Given instruction -
Report every line from the material that contains the word "standalone".

*** Records for the task

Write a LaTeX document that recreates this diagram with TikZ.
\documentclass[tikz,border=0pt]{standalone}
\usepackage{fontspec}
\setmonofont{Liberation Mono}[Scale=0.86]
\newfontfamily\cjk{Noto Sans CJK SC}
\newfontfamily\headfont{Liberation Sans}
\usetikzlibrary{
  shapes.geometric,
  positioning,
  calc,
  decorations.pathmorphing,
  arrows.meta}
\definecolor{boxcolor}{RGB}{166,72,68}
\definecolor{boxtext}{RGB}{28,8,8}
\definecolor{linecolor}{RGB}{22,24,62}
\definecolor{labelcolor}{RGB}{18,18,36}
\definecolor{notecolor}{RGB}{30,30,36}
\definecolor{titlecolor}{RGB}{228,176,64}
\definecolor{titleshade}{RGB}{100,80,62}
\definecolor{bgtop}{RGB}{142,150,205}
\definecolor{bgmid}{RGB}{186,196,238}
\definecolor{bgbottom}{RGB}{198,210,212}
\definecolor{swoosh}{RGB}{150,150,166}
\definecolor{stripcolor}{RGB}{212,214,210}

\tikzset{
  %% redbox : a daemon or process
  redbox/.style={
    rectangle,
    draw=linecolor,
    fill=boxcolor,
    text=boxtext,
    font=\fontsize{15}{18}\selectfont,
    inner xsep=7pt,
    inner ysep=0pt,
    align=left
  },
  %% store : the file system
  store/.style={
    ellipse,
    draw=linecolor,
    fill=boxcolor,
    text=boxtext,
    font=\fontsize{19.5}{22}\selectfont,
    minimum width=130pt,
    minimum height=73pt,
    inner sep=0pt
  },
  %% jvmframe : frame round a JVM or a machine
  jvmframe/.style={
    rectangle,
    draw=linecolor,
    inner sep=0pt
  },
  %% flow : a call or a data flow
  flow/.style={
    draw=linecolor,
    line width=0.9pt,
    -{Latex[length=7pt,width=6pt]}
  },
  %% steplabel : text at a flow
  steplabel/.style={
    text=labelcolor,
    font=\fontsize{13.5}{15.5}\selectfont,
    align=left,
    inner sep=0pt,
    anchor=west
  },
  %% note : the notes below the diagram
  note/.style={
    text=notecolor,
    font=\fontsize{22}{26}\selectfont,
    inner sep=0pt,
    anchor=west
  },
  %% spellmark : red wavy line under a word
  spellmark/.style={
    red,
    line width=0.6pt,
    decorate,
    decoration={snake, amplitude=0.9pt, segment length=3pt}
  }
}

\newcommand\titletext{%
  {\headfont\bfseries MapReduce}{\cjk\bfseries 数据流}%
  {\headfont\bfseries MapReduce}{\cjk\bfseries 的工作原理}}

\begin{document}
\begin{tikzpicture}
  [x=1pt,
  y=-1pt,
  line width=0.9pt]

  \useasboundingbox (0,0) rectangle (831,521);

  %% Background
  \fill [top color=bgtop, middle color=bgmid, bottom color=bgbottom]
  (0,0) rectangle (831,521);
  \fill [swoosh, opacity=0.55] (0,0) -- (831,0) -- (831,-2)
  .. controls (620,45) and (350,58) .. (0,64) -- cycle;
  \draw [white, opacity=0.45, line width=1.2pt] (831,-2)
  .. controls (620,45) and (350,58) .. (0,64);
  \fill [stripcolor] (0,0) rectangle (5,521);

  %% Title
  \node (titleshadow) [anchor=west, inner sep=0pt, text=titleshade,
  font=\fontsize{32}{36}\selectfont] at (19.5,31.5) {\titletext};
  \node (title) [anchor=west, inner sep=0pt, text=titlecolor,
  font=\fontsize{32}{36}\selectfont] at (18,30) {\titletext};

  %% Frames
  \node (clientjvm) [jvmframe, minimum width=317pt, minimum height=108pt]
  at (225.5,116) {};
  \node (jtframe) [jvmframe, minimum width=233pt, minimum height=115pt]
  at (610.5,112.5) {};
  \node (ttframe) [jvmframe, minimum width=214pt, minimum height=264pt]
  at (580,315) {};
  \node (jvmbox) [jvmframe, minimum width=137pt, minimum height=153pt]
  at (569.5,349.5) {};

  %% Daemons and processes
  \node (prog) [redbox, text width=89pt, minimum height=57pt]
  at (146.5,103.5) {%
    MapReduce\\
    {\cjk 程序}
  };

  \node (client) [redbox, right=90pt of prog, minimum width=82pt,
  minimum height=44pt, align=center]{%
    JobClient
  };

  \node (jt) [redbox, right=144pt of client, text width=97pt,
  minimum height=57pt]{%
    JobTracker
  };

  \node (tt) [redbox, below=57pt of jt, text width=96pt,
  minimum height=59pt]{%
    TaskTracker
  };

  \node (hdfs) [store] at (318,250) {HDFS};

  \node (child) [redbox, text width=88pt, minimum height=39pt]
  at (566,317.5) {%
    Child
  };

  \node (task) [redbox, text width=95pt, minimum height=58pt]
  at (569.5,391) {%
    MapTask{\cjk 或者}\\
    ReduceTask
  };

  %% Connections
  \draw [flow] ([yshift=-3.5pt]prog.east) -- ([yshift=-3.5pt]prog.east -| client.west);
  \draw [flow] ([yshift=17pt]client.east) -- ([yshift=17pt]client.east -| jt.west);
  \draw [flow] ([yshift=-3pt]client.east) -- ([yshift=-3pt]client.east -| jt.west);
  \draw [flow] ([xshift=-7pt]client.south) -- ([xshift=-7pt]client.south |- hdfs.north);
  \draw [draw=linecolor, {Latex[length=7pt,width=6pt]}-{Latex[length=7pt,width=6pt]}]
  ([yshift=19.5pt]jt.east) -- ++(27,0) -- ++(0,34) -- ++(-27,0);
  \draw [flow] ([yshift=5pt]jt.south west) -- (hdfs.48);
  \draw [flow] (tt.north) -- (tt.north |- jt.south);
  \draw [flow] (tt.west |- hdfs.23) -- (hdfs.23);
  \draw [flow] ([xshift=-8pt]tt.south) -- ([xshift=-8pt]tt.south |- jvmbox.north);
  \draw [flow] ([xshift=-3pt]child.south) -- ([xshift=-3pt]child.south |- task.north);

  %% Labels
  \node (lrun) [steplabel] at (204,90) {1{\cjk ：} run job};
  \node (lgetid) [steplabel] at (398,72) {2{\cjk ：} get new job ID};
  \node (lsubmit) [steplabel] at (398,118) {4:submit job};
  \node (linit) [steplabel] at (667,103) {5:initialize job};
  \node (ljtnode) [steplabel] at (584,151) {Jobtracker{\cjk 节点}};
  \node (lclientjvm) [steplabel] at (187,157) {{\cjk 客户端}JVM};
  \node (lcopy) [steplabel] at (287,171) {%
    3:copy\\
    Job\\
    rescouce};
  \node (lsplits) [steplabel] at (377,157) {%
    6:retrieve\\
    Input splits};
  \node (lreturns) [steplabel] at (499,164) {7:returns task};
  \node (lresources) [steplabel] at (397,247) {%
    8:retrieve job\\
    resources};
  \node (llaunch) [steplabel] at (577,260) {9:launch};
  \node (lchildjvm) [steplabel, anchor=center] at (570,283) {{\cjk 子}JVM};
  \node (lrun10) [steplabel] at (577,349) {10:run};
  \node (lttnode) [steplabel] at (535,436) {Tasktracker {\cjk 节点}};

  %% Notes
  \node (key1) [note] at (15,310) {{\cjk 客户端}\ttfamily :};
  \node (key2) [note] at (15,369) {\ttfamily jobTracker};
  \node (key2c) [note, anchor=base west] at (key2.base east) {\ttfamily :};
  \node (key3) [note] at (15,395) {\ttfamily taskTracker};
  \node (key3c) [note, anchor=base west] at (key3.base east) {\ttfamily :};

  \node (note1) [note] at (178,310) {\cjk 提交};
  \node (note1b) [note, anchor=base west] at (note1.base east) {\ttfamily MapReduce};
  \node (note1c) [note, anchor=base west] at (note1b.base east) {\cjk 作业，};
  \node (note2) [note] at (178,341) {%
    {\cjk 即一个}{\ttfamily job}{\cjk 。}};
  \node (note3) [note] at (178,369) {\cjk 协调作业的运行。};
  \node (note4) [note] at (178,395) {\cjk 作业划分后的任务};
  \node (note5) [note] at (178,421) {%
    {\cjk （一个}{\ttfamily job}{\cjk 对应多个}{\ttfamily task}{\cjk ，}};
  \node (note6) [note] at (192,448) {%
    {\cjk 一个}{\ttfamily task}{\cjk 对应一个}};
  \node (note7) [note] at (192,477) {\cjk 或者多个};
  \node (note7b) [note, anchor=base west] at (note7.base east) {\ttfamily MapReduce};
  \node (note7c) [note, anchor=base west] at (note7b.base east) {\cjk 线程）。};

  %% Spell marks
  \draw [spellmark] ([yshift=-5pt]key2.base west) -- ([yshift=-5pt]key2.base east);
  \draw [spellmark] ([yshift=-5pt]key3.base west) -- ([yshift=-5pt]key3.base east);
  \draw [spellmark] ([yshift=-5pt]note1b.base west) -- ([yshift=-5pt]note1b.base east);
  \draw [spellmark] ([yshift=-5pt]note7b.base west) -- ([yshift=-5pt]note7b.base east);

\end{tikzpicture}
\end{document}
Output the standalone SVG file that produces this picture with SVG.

******

Answer to the problem -
\documentclass[tikz,border=0pt]{standalone}
Output the standalone SVG file that produces this picture with SVG.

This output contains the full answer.